Milestones!!!
This is my story!!!!
What is my story?? Who am I?? How did I end up in writing??
These are the questions I ask myself every day. Yesterday, or say 15th June, was the day when I understood this. I am a 22-year-old, independent girl living far from my hometown. But isn’t this the story of us all? What is different for me? I was just 14 years old when I got to experience the worst thing in my life.. My father's death!!
He was suffering from Cancer, I was a little girl in class 8th and my life changed completely. Since then, I have never discussed this part of me with many people. Only the closest ones to me know the emotional and this empty side of me. My father was the greatest man I knew. I wanted to make him feel proud and see all my achievements. I know he would have been my biggest cheerleader ever.

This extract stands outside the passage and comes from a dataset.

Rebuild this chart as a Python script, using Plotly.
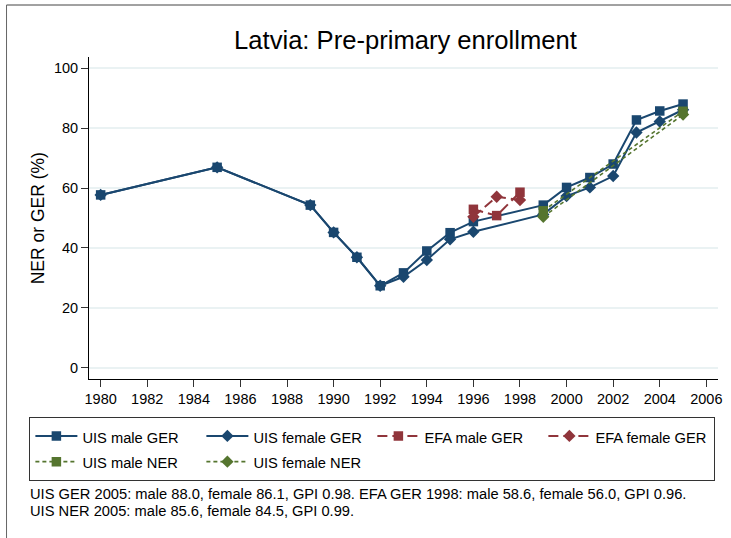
import plotly.graph_objects as go

# ---- data ----
uis_years = [1980, 1985, 1989, 1990, 1991, 1992, 1993, 1994, 1995, 1996,
             1999, 2000, 2001, 2002, 2003, 2004, 2005]
uis_male_ger = [57.7, 66.9, 54.3, 45.2, 36.9, 27.4, 31.7, 39.0, 45.1, 48.8,
                54.3, 60.2, 63.5, 68.0, 82.7, 85.7, 88.0]
uis_female_ger = [57.7, 66.9, 54.3, 45.2, 36.9, 27.4, 30.4, 36.0, 42.9, 45.4,
                  51.2, 57.3, 60.2, 64.0, 78.5, 82.2, 86.1]

efa_years = [1996, 1997, 1998]
efa_male_ger = [52.9, 50.8, 58.6]
efa_female_ger = [50.4, 57.1, 56.0]

ner_years = [1999, 2005]
uis_male_ner = [52.4, 85.6]
uis_female_ner = [50.4, 84.5]

x_ticks = list(range(1980, 2007, 2))
y_ticks = [0, 20, 40, 60, 80, 100]

title_text = "Latvia: Pre-primary enrollment"
y_title = "NER or GER (%)"
note_lines = [
    "UIS GER 2005: male 88.0, female 86.1, GPI 0.98. EFA GER 1998: male 58.6, female 56.0, GPI 0.96.",
    "UIS NER 2005: male 85.6, female 84.5, GPI 0.99.",
]

# ---- styling ----
NAVY = "#1a476f"
MAROON = "#90353b"
GREEN = "#55752f"
FONT = "Liberation Sans, Arial, sans-serif"

W, H = 731, 538
ML, MR, MT, MB = 89, 9, 57, 159
PW = W - ML - MR
PH = H - MT - MB


def px_x(px):
    return (px - ML) / PW


def px_y(py):
    return (H - MB - py) / PH


def lname(s):
    return "<span style='font-size:14.7px'>" + s + "</span>"


fig = go.Figure()

fig.add_trace(go.Scatter(
    x=uis_years, y=uis_male_ger, name=lname("UIS male GER"), mode="lines+markers",
    line=dict(color=NAVY, width=2),
    marker=dict(symbol="square", size=9.5, color=NAVY)))
fig.add_trace(go.Scatter(
    x=uis_years, y=uis_female_ger, name=lname("UIS female GER"), mode="lines+markers",
    line=dict(color=NAVY, width=2),
    marker=dict(symbol="diamond", size=9.5, color=NAVY)))
fig.add_trace(go.Scatter(
    x=efa_years, y=efa_male_ger, name=lname("EFA male GER"), mode="lines+markers",
    line=dict(color=MAROON, width=2, dash="10px,5px"),
    marker=dict(symbol="square", size=9.5, color=MAROON)))
fig.add_trace(go.Scatter(
    x=efa_years, y=efa_female_ger, name=lname("EFA female GER"), mode="lines+markers",
    line=dict(color=MAROON, width=2, dash="10px,5px"),
    marker=dict(symbol="diamond", size=9.5, color=MAROON)))
fig.add_trace(go.Scatter(
    x=ner_years, y=uis_male_ner, name=lname("UIS male NER"), mode="lines+markers",
    line=dict(color=GREEN, width=1.6, dash="4px,3px"),
    marker=dict(symbol="square", size=9.5, color=GREEN)))
fig.add_trace(go.Scatter(
    x=ner_years, y=uis_female_ner, name=lname("UIS female NER"), mode="lines+markers",
    line=dict(color=GREEN, width=1.6, dash="4px,3px"),
    marker=dict(symbol="diamond", size=9.5, color=GREEN)))

annotations = [
    dict(text=y_title, textangle=-90, xref="paper", yref="paper",
         x=px_x(38), y=px_y(218), xanchor="center", yanchor="middle",
         showarrow=False, font=dict(family=FONT, size=17.5, color="#000")),
    dict(text=note_lines[0], xref="paper", yref="paper",
         x=px_x(28), y=px_y(494), xanchor="left", yanchor="middle",
         showarrow=False, font=dict(family=FONT, size=14.7, color="#000")),
    dict(text=note_lines[1], xref="paper", yref="paper",
         x=px_x(28), y=px_y(511), xanchor="left", yanchor="middle",
         showarrow=False, font=dict(family=FONT, size=14.7, color="#000")),
]

shapes = [
    dict(type="line", xref="paper", yref="paper",
         x0=px_x(6), x1=px_x(740), y0=px_y(5), y1=px_y(5),
         line=dict(color="#444", width=1)),
    dict(type="line", xref="paper", yref="paper",
         x0=px_x(6), x1=px_x(6), y0=px_y(5), y1=px_y(545),
         line=dict(color="#666", width=1)),
]

fig.update_layout(
    width=W, height=H,
    margin=dict(l=ML, r=MR, t=MT, b=MB),
    paper_bgcolor="white", plot_bgcolor="white",
    font=dict(family=FONT, color="#000"),
    title=dict(text=title_text, x=px_x(407.5), xanchor="center", xref="paper",
               y=1 - 40 / H, yanchor="middle", yref="container",
               font=dict(family=FONT, size=25.6, color="#000")),
    showlegend=True,
    legend=dict(orientation="h", x=px_x(29), xanchor="left",
                y=px_y(417), yanchor="top",
                bgcolor="white", bordercolor="#333", borderwidth=1,
                font=dict(family=FONT, size=17.5, color="#000"),
                itemwidth=42, entrywidth=114, entrywidthmode="pixels",
                traceorder="normal"),
    annotations=annotations,
    shapes=shapes,
)

fig.update_xaxes(
    range=[1979.5, 2006.5], tickmode="array", tickvals=x_ticks,
    ticktext=[str(v) for v in x_ticks],
    showgrid=False, zeroline=False, showline=True, linecolor="#000", linewidth=1,
    ticks="outside", ticklen=7, tickcolor="#333", tickwidth=1,
    tickfont=dict(family=FONT, size=14.5, color="#000"))
fig.update_yaxes(
    range=[-3.7, 103.7], tickmode="array", tickvals=y_ticks,
    ticktext=[str(v) for v in y_ticks],
    showgrid=True, gridcolor="#eaf2f3", gridwidth=1.5,
    zeroline=False, showline=True, linecolor="#000", linewidth=1,
    ticks="outside", ticklen=7, tickcolor="#333", tickwidth=1,
    tickfont=dict(family=FONT, size=14.5, color="#000"))

fig.write_html(
    "out.html",
    config={"displayModeBar": False},
    post_script="document.body.style.margin='0';document.documentElement.style.overflow='hidden';",
)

I got enrolled in NCC. He would have loved it. He always wanted one of his daughters to serve in the army or anything related to serving the nation.
Then I completed my 10th and 12th, and I wanted him there. I got into college, I started my graduation, and that’s when it hit me the most. I saw my friends’ fathers coming to drop them off or pick them up during holidays. I missed it. I missed having my father around. I knew he would have come to pick me up on all my vacations to come back home.
I graduated last year, had my convocation in 2025. That’s when I needed him the most. I wanted him to see me receiving the most prestigious award sin the campus. But he was not there. I knew he would clap so hard for me that no one else would have mattered.
I got my first internship in 2024. Again, I wanted him to be there. To see his little girl start working.
Recently, when I was changing my job and was going to start a new journey. That is when it hit me. I just couldn’t control myself. I was all by myself, and I cried. Not just teary eyes but proper crying, where I couldn’t breathe properly. That’s when I knew how much I missed my Dad. Not having him for my milestones i the biggest void in my life.
I am not writing this for sympathy or to make anyone emotional. I am writing this to let you all know how important your father is. Not having him around is not pleasant. If you have your father around, go to him. Say, you love him. Spend more time with him.
Love your Parents before you regret it!!!!